In Nigeria, where a new president was elected in March, turmoil related to the jihadist group Boko Haram was judged to be less of a risk than it was last year, even though Boko Haram remains the world’s deadliest terrorist organization. Also mentioned here were the prospects for a major clash between India and Pakistan and a more profound crisis in post-Chavez Venezuela, where the economy is in tatters and the opposition has won control of the legislative but not the executive branch. (Respondents wrote in their own conflicts as well, including territorial competition in the Arctic, fallout from the potential death of Zimbabwean President Robert Mugabe, now 91, and possible mass atrocities in politically polarized Burundi, where 87 people were killed last Friday.)
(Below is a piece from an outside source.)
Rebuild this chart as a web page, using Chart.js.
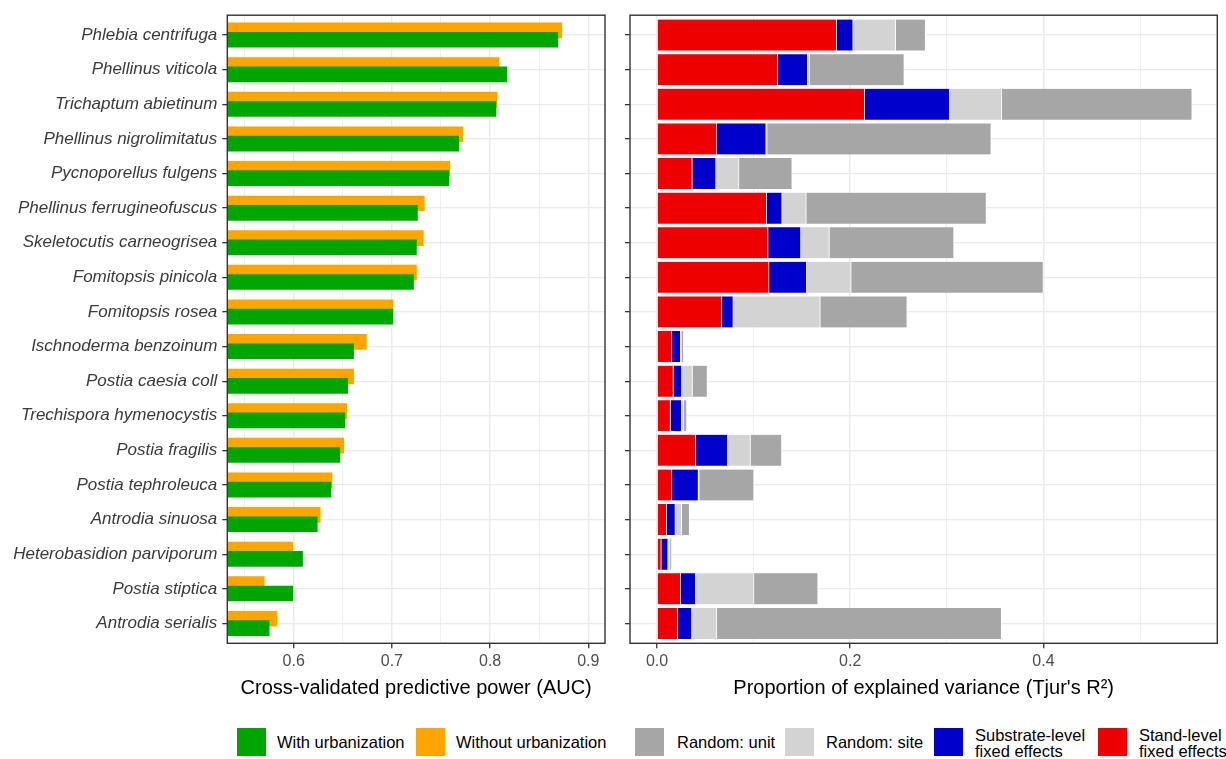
<!DOCTYPE html>
<html>
<head>
<meta charset="utf-8">
<script src="https://cdn.jsdelivr.net/npm/chart.js@4.4.1/dist/chart.umd.min.js"></script>
<style>
  body { margin: 0; background: #fff; width: 1226px; height: 759px; overflow: hidden; position: relative; font-family: "Liberation Sans", Arial, sans-serif; }
  canvas { position: absolute; top: 0; }
  #aucChart { left: 0; }
  #varChart { left: 615px; }
  .key { position: absolute; top: 728px; width: 29px; height: 28px; }
  .lab { position: absolute; font-size: 16.5px; color: #000; white-space: nowrap; }
  .one { top: 733px; line-height: 19px; }
  .two { top: 727px; line-height: 16px; }
</style>
</head>
<body>
<canvas id="aucChart" width="615" height="700"></canvas>
<canvas id="varChart" width="611" height="700"></canvas>

<div class="key" style="left:237px;background:#00A600"></div>
<div class="lab one" style="left:277px">With urbanization</div>
<div class="key" style="left:416px;background:#FFA500"></div>
<div class="lab one" style="left:456px">Without urbanization</div>
<div class="key" style="left:635px;background:#A6A6A6"></div>
<div class="lab one" style="left:677px">Random: unit</div>
<div class="key" style="left:785px;background:#D3D3D3"></div>
<div class="lab one" style="left:826px">Random: site</div>
<div class="key" style="left:934px;background:#0000CD"></div>
<div class="lab two" style="left:975px">Substrate-level<br>fixed effects</div>
<div class="key" style="left:1098px;background:#EE0000"></div>
<div class="lab two" style="left:1139px">Stand-level<br>fixed effects</div>

<script>
// species, top to bottom
const species = [
  'Phlebia centrifuga', 'Phellinus viticola', 'Trichaptum abietinum',
  'Phellinus nigrolimitatus', 'Pycnoporellus fulgens', 'Phellinus ferrugineofuscus',
  'Skeletocutis carneogrisea', 'Fomitopsis pinicola', 'Fomitopsis rosea',
  'Ischnoderma benzoinum', 'Postia caesia coll', 'Trechispora hymenocystis',
  'Postia fragilis', 'Postia tephroleuca', 'Antrodia sinuosa',
  'Heterobasidion parviporum', 'Postia stiptica', 'Antrodia serialis'
];

// cross-validated AUC
const aucWith = [0.869, 0.817, 0.806, 0.768, 0.758, 0.726, 0.725, 0.722, 0.701,
                 0.661, 0.655, 0.652, 0.647, 0.638, 0.624, 0.609, 0.599, 0.575];
const aucWithout = [0.873, 0.809, 0.807, 0.772, 0.759, 0.733, 0.732, 0.725, 0.701,
                    0.674, 0.661, 0.654, 0.651, 0.639, 0.627, 0.599, 0.570, 0.583];

// variance partitioning (Tjur's R2)
const standFixed = [0.186, 0.125, 0.215, 0.062, 0.0365, 0.1135, 0.115, 0.116, 0.067,
                    0.0155, 0.017, 0.014, 0.040, 0.0155, 0.010, 0.0044, 0.0246, 0.0214];
const substrateFixed = [0.017, 0.031, 0.088, 0.051, 0.0246, 0.016, 0.034, 0.039, 0.012,
                        0.009, 0.0087, 0.0115, 0.0333, 0.0274, 0.009, 0.0071, 0.0155, 0.0147];
const randomSite = [0.044, 0.002, 0.054, 0.001, 0.0238, 0.025, 0.0294, 0.046, 0.090,
                    0.0012, 0.011, 0.0024, 0.0234, 0.0008, 0.0064, 0.002, 0.0603, 0.0258];
const randomUnit = [0.031, 0.098, 0.197, 0.232, 0.055, 0.1865, 0.129, 0.199, 0.090,
                    0.002, 0.0155, 0.003, 0.0325, 0.0567, 0.0083, 0.0016, 0.0663, 0.2948];

const aucTicks = [0.6, 0.7, 0.8, 0.9];
const varTicks = [0.0, 0.2, 0.4];

Chart.defaults.font.family = '"Liberation Sans", Arial, sans-serif';
Chart.defaults.animation = false;

const GRID = '#EBEBEB';
const INK = '#333333';
const DODGE = 0.135; // half distance between the two AUC bars of a row
const EXPAND = 0.575;

const isMajor = (v, list) => list.some(t => Math.abs(t - v) < 1e-6);

// full panel border like theme_bw
const panelBorder = {
  id: 'panelBorder',
  afterDraw(chart) {
    const a = chart.chartArea, ctx = chart.ctx;
    ctx.save();
    ctx.strokeStyle = INK;
    ctx.lineWidth = 1.4;
    ctx.strokeRect(a.left, a.top, a.right - a.left, a.bottom - a.top);
    ctx.restore();
  }
};

const rowAxis = (labelWidth, showLabels) => ({
  type: 'linear',
  reverse: true,
  min: -EXPAND,
  max: species.length - 1 + EXPAND,
  offset: false,
  afterFit: s => { s.width = labelWidth; },
  border: { display: false },
  grid: { offset: false, color: GRID, lineWidth: 1.3, tickColor: INK, tickWidth: 1.3, tickLength: 5 },
  ticks: {
    stepSize: 1,
    includeBounds: false,
    autoSkip: false,
    padding: 5,
    color: '#3a3a3a',
    font: { size: 17, style: 'italic' },
    callback: v => (showLabels && Number.isInteger(v)) ? species[v] : ''
  }
});

// left panel: AUC with and without urbanization
new Chart(document.getElementById('aucChart'), {
  type: 'bar',
  data: {
    datasets: [
      {
        label: 'With urbanization',
        data: aucWith.map((v, i) => ({ x: v, y: i + DODGE })),
        backgroundColor: '#00A600',
        grouped: false,
        barThickness: 15
      },
      {
        label: 'Without urbanization',
        data: aucWithout.map((v, i) => ({ x: v, y: i - DODGE })),
        backgroundColor: '#FFA500',
        grouped: false,
        barThickness: 15
      }
    ]
  },
  options: {
    indexAxis: 'y',
    responsive: false,
    layout: { padding: { top: 11.7, right: 10, bottom: 0, left: 0 } },
    plugins: { legend: { display: false }, tooltip: { enabled: false } },
    scales: {
      x: {
        type: 'linear',
        min: 0.5324,
        max: 0.917,
        afterFit: s => { s.height = 56.7; },
        border: { display: false },
        grid: {
          color: GRID,
          lineWidth: c => isMajor(c.tick.value, aucTicks) ? 1.5 : 0.8,
          tickColor: c => isMajor(c.tick.value, aucTicks) ? INK : 'rgba(0,0,0,0)',
          tickWidth: 1.3,
          tickLength: 5
        },
        ticks: {
          stepSize: 0.05,
          includeBounds: false,
          autoSkip: false,
          maxRotation: 0,
          padding: 4,
          color: '#4D4D4D',
          font: { size: 16 },
          callback: v => isMajor(v, aucTicks) ? v.toFixed(1) : ''
        },
        title: {
          display: true,
          text: 'Cross-validated predictive power (AUC)',
          color: '#000',
          font: { size: 20 },
          padding: { top: 0, bottom: 0 }
        }
      },
      y: rowAxis(227.3, true)
    }
  },
  plugins: [panelBorder]
});

// right panel: variance partitioning, stacked from the stand-level part
const part = (label, values, color) => ({
  label: label,
  data: values.map((v, i) => ({ x: v, y: i })),
  backgroundColor: color,
  borderColor: 'rgba(255,255,255,0.8)',
  borderWidth: { right: 1 },
  borderSkipped: false,
  barThickness: 31
});

new Chart(document.getElementById('varChart'), {
  type: 'bar',
  data: {
    datasets: [
      part('Stand-level fixed effects', standFixed, '#EE0000'),
      part('Substrate-level fixed effects', substrateFixed, '#0000CD'),
      part('Random: site', randomSite, '#D3D3D3'),
      part('Random: unit', randomUnit, '#A6A6A6')
    ]
  },
  options: {
    indexAxis: 'y',
    responsive: false,
    layout: { padding: { top: 11.7, right: 8.7, bottom: 0, left: 0 } },
    plugins: { legend: { display: false }, tooltip: { enabled: false } },
    scales: {
      x: {
        type: 'linear',
        stacked: true,
        min: -0.028,
        max: 0.58,
        afterFit: s => { s.height = 56.7; },
        border: { display: false },
        grid: {
          color: GRID,
          lineWidth: c => isMajor(c.tick.value, varTicks) ? 1.5 : 0.8,
          tickColor: c => isMajor(c.tick.value, varTicks) ? INK : 'rgba(0,0,0,0)',
          tickWidth: 1.3,
          tickLength: 5
        },
        ticks: {
          stepSize: 0.1,
          includeBounds: false,
          autoSkip: false,
          maxRotation: 0,
          padding: 4,
          color: '#4D4D4D',
          font: { size: 16 },
          callback: v => isMajor(v, varTicks) ? v.toFixed(1) : ''
        },
        title: {
          display: true,
          text: "Proportion of explained variance (Tjur's R²)",
          color: '#000',
          font: { size: 20 },
          padding: { top: 0, bottom: 0 }
        }
      },
      y: Object.assign(rowAxis(15, false), { stacked: true })
    }
  },
  plugins: [panelBorder]
});
</script>
</body>
</html>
In a recently released guide to the multi-sided conflict in Congo, the Council on Foreign Relations notes that for almost two decades, the country’s eastern provinces have been the site of the deadliest fighting since World War II. And the costs of that violence are staggering. CFR points out that Congo’s hydropower potential is greater than sub-Saharan Africa’s total current energy capacity, that its arable land could feed nearly all of Africa, and that its mineral wealth is critical to the world’s consumer electronics—but that much of this economic promise has yet to be realized. These natural resources have exacerbated the conflict, but they also highlight the huge upside to resolving it. Whether war ebbs depends in part on elections in November 2016, when President Joseph Kabila could either permit a democratic transition or flout the constitution and try to maintain his 15-year hold on power.
It’s quite a consequential moment for Congo. But judging by the maps above, it’s one that U.S. officials may not pay all that much attention to.